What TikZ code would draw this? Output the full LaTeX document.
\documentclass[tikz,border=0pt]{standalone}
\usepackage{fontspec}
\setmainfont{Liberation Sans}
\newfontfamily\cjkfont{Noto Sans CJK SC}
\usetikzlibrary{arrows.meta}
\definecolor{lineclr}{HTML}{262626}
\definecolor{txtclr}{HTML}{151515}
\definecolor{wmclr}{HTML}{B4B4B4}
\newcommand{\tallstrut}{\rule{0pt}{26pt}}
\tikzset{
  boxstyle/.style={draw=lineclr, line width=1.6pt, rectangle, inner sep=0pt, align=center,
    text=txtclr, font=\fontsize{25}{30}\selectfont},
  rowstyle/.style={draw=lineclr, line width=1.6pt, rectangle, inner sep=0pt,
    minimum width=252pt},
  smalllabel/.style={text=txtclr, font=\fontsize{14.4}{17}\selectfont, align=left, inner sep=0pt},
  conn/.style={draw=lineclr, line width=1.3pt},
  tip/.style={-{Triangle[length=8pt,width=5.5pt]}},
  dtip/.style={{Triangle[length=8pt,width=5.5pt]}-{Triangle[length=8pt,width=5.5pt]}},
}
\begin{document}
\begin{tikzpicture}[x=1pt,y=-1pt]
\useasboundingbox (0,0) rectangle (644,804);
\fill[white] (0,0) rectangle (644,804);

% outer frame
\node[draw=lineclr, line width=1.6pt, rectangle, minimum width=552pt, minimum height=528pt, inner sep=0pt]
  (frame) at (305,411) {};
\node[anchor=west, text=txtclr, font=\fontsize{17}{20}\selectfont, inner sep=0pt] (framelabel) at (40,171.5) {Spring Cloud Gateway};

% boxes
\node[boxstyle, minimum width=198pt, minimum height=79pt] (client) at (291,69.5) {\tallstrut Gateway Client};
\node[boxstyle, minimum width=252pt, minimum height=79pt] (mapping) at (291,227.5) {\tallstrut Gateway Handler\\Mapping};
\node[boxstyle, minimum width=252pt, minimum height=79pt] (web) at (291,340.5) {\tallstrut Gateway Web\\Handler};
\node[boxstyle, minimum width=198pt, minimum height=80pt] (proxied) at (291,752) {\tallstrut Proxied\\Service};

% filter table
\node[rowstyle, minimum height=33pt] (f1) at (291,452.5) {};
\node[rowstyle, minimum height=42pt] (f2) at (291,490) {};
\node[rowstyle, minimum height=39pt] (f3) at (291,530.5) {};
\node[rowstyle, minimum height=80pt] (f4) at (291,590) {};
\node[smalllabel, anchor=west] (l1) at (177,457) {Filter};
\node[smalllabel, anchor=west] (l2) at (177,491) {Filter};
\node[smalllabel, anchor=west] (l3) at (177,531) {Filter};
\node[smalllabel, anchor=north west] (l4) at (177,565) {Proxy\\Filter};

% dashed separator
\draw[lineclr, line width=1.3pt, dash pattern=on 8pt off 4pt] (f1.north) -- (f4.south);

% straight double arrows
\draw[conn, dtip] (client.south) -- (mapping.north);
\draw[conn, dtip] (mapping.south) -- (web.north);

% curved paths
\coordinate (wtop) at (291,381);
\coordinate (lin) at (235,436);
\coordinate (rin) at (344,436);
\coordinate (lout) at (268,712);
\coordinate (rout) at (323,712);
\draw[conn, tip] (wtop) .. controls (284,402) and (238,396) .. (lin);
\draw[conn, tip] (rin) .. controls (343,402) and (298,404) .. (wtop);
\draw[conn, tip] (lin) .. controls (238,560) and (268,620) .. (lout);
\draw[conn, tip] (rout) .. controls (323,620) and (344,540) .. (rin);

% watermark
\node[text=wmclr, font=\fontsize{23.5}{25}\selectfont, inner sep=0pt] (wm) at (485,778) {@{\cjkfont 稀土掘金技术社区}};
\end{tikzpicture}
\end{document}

—————

#### Exercise brief
Write out the whole listing exactly.

#### Completed exercise
What TikZ code would draw this? Output the full LaTeX document.
\documentclass[tikz,border=0pt]{standalone}
\usepackage{fontspec}
\setmainfont{Liberation Sans}
\newfontfamily\cjkfont{Noto Sans CJK SC}
\usetikzlibrary{arrows.meta}
\definecolor{lineclr}{HTML}{262626}
\definecolor{txtclr}{HTML}{151515}
\definecolor{wmclr}{HTML}{B4B4B4}
\newcommand{\tallstrut}{\rule{0pt}{26pt}}
\tikzset{
  boxstyle/.style={draw=lineclr, line width=1.6pt, rectangle, inner sep=0pt, align=center,
    text=txtclr, font=\fontsize{25}{30}\selectfont},
  rowstyle/.style={draw=lineclr, line width=1.6pt, rectangle, inner sep=0pt,
    minimum width=252pt},
  smalllabel/.style={text=txtclr, font=\fontsize{14.4}{17}\selectfont, align=left, inner sep=0pt},
  conn/.style={draw=lineclr, line width=1.3pt},
  tip/.style={-{Triangle[length=8pt,width=5.5pt]}},
  dtip/.style={{Triangle[length=8pt,width=5.5pt]}-{Triangle[length=8pt,width=5.5pt]}},
}
\begin{document}
\begin{tikzpicture}[x=1pt,y=-1pt]
\useasboundingbox (0,0) rectangle (644,804);
\fill[white] (0,0) rectangle (644,804);

% outer frame
\node[draw=lineclr, line width=1.6pt, rectangle, minimum width=552pt, minimum height=528pt, inner sep=0pt]
  (frame) at (305,411) {};
\node[anchor=west, text=txtclr, font=\fontsize{17}{20}\selectfont, inner sep=0pt] (framelabel) at (40,171.5) {Spring Cloud Gateway};

% boxes
\node[boxstyle, minimum width=198pt, minimum height=79pt] (client) at (291,69.5) {\tallstrut Gateway Client};
\node[boxstyle, minimum width=252pt, minimum height=79pt] (mapping) at (291,227.5) {\tallstrut Gateway Handler\\Mapping};
\node[boxstyle, minimum width=252pt, minimum height=79pt] (web) at (291,340.5) {\tallstrut Gateway Web\\Handler};
\node[boxstyle, minimum width=198pt, minimum height=80pt] (proxied) at (291,752) {\tallstrut Proxied\\Service};

% filter table
\node[rowstyle, minimum height=33pt] (f1) at (291,452.5) {};
\node[rowstyle, minimum height=42pt] (f2) at (291,490) {};
\node[rowstyle, minimum height=39pt] (f3) at (291,530.5) {};
\node[rowstyle, minimum height=80pt] (f4) at (291,590) {};
\node[smalllabel, anchor=west] (l1) at (177,457) {Filter};
\node[smalllabel, anchor=west] (l2) at (177,491) {Filter};
\node[smalllabel, anchor=west] (l3) at (177,531) {Filter};
\node[smalllabel, anchor=north west] (l4) at (177,565) {Proxy\\Filter};

% dashed separator
\draw[lineclr, line width=1.3pt, dash pattern=on 8pt off 4pt] (f1.north) -- (f4.south);

% straight double arrows
\draw[conn, dtip] (client.south) -- (mapping.north);
\draw[conn, dtip] (mapping.south) -- (web.north);

% curved paths
\coordinate (wtop) at (291,381);
\coordinate (lin) at (235,436);
\coordinate (rin) at (344,436);
\coordinate (lout) at (268,712);
\coordinate (rout) at (323,712);
\draw[conn, tip] (wtop) .. controls (284,402) and (238,396) .. (lin);
\draw[conn, tip] (rin) .. controls (343,402) and (298,404) .. (wtop);
\draw[conn, tip] (lin) .. controls (238,560) and (268,620) .. (lout);
\draw[conn, tip] (rout) .. controls (323,620) and (344,540) .. (rin);

% watermark
\node[text=wmclr, font=\fontsize{23.5}{25}\selectfont, inner sep=0pt] (wm) at (485,778) {@{\cjkfont 稀土掘金技术社区}};
\end{tikzpicture}
\end{document}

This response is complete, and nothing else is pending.